### Problem to work on
Omit every picture, and retype the lines that run from the beginning of the data below through the line containing "var myChart = echarts.init(document.getElementById('main'));", inclusive.

### Provided data
====

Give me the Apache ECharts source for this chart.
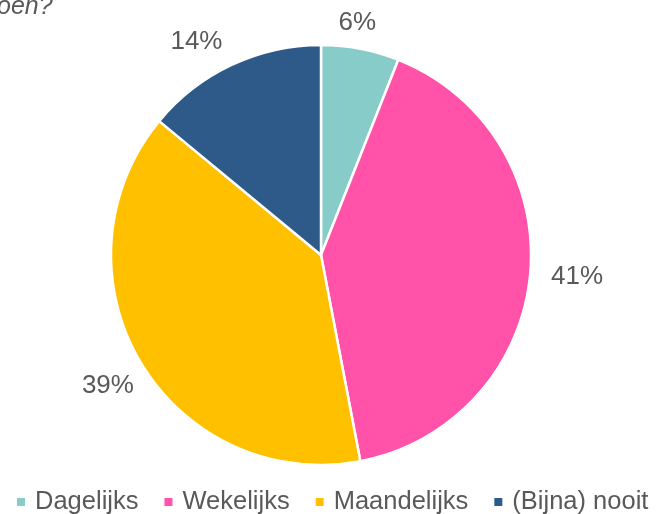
<!DOCTYPE html>
<html>
<head>
<meta charset="utf-8">
<script src="https://cdn.jsdelivr.net/npm/echarts@6/dist/echarts.min.js"></script>
<style>
html, body { margin: 0; padding: 0; background: #fff; }
#main { width: 663px; height: 514px; }
</style>
</head>
<body>
<div id="main"></div>
<script>
var myChart = echarts.init(document.getElementById('main'));

let categories = ['Dagelijks', 'Wekelijks', 'Maandelijks', '(Bijna) nooit'];
let values = [6, 41, 39, 14];
let colors = ['#88CCC9', '#FF52A8', '#FFC000', '#2E5A8A'];

// nudge the outside labels to where the original put them
let labelShift = [[-33, -14], [0, 1], [13, 18], [5, -12]];

let option = {
    backgroundColor: '#fff',
    title: {
        text: 'oen?',
        left: -3,
        top: -5,
        padding: 0,
        textStyle: {
            fontFamily: 'Liberation Sans',
            fontStyle: 'italic',
            fontWeight: 'normal',
            fontSize: 25,
            color: '#595959'
        }
    },
    legend: {
        top: 489,
        left: 15,
        width: 660,
        padding: 0,
        itemWidth: 10,
        itemHeight: 10,
        itemGap: 24,
        icon: 'rect',
        data: categories,
        textStyle: {
            fontFamily: 'Liberation Sans',
            fontSize: 25.5,
            color: '#595959',
            padding: [0, 0, 0, 4]
        }
    },
    series: [{
        type: 'pie',
        center: [321, 255],
        radius: 210,
        startAngle: 90,
        clockwise: true,
        animation: false,
        itemStyle: {
            borderColor: '#fff',
            borderWidth: 2.5
        },
        label: {
            show: true,
            position: 'outside',
            formatter: '{c}%',
            fontFamily: 'Liberation Sans',
            fontSize: 26,
            color: '#595959'
        },
        labelLine: {
            show: false,
            length: 12,
            length2: 4
        },
        labelLayout: function (p) {
            let s = labelShift[p.dataIndex];
            return { dx: s[0], dy: s[1] };
        },
        data: categories.map(function (c, i) {
            return { name: c, value: values[i], itemStyle: { color: colors[i] } };
        })
    }]
};

myChart.setOption(option);
</script>
</body>
</html>
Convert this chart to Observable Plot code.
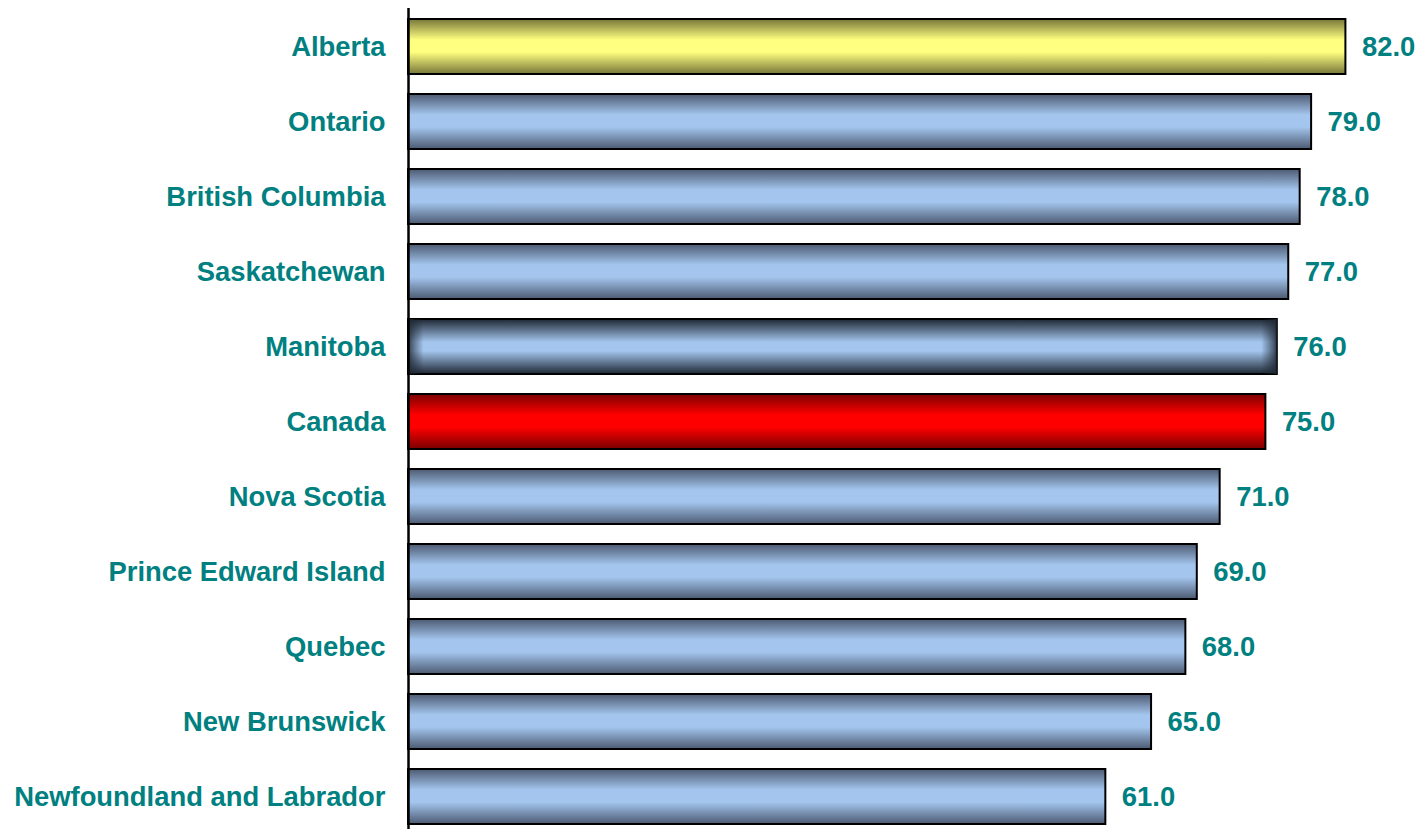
<!DOCTYPE html>
<html>
<head>
<meta charset="utf-8">
<script src="https://cdn.jsdelivr.net/npm/d3@7"></script>
<script src="https://cdn.jsdelivr.net/npm/@observablehq/plot@0.6"></script>
<style>
  html, body { margin: 0; padding: 0; background: #fff; }
  #chart svg { display: block; }
</style>
</head>
<body>
<div id="chart"></div>
<script>
const provinces = ["Alberta", "Ontario", "British Columbia", "Saskatchewan", "Manitoba", "Canada",
  "Nova Scotia", "Prince Edward Island", "Quebec", "New Brunswick", "Newfoundland and Labrador"];
const values = [82.0, 79.0, 78.0, 77.0, 76.0, 75.0, 71.0, 69.0, 68.0, 65.0, 61.0];
const styles = ["yellow", "blue", "blue", "blue", "blueEdge", "red", "blue", "blue", "blue", "blue", "blue"];

const data = provinces.map((name, i) => ({name, value: values[i], style: styles[i]}));
const gradFor = {yellow: "url(#gYellow)", blue: "url(#gBlue)", blueEdge: "url(#gBlueDark)", red: "url(#gRed)"};

const teal = "#008080";
const font = "'Liberation Sans', Arial, Helvetica, sans-serif";

const barMarks = Object.keys(gradFor).map(s =>
  Plot.barX(data.filter(d => d.style === s), {
    y: "name", x1: 0, x2: "value",
    fill: gradFor[s], stroke: "#000", strokeWidth: 2
  })
);

const chart = Plot.plot({
  width: 1422,
  height: 829,
  marginLeft: 408,
  marginRight: 8,
  marginTop: 8,
  marginBottom: 0,
  style: {fontFamily: font, background: "#fff", overflow: "visible"},
  x: {domain: [0, 88], axis: null},
  y: {domain: provinces, range: [8.5, 834.5], paddingInner: 0.27, paddingOuter: 0.135, axis: null},
  marks: [
    ...barMarks,
    Plot.barX(data.filter(d => d.style === "blueEdge"), {
      y: "name", x1: 0, x2: "value", fill: "url(#gEdgeH)"
    }),
    Plot.ruleX([0], {stroke: "#000", strokeWidth: 2.5}),
    Plot.text(data, {
      y: "name", x: 0, text: "name", textAnchor: "end", dx: -23,
      fill: teal, fontSize: 27.4, fontWeight: "bold"
    }),
    Plot.text(data, {
      y: "name", x: "value", text: d => d.value.toFixed(1), textAnchor: "start", dx: 16,
      fill: teal, fontSize: 27.4, fontWeight: "bold"
    })
  ]
});

// gradient definitions
const svg = d3.select(chart);
const defs = svg.insert("defs", ":first-child");
function vgrad(id, edge, mid, e2 = 0.38, e3 = 0.6) {
  const g = defs.append("linearGradient").attr("id", id)
    .attr("x1", 0).attr("y1", 0).attr("x2", 0).attr("y2", 1);
  g.append("stop").attr("offset", 0).attr("stop-color", edge);
  g.append("stop").attr("offset", e2).attr("stop-color", mid);
  g.append("stop").attr("offset", e3).attr("stop-color", mid);
  g.append("stop").attr("offset", 1).attr("stop-color", edge);
}
vgrad("gBlue", "#4c5a72", "#a4c6ee");
vgrad("gBlueDark", "#1e2733", "#a4c6ee", 0.42, 0.58);
vgrad("gYellow", "#77773a", "#ffff80");
vgrad("gRed", "#7a0000", "#ff0000");
const h = defs.append("linearGradient").attr("id", "gEdgeH")
  .attr("x1", 0).attr("y1", 0).attr("x2", 1).attr("y2", 0);
[[0, 0.85], [0.008, 0.45], [0.018, 0], [0.982, 0], [0.992, 0.45], [1, 0.85]].forEach(([o, a]) =>
  h.append("stop").attr("offset", o).attr("stop-color", "#1e2733").attr("stop-opacity", a));

document.getElementById("chart").appendChild(chart);
</script>
</body>
</html>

====

### Output for this exercise
Give me the Apache ECharts source for this chart.
<!DOCTYPE html>
<html>
<head>
<meta charset="utf-8">
<script src="https://cdn.jsdelivr.net/npm/echarts@6/dist/echarts.min.js"></script>
<style>
html, body { margin: 0; padding: 0; background: #fff; }
#main { width: 663px; height: 514px; }
</style>
</head>
<body>
<div id="main"></div>
<script>
var myChart = echarts.init(document.getElementById('main'));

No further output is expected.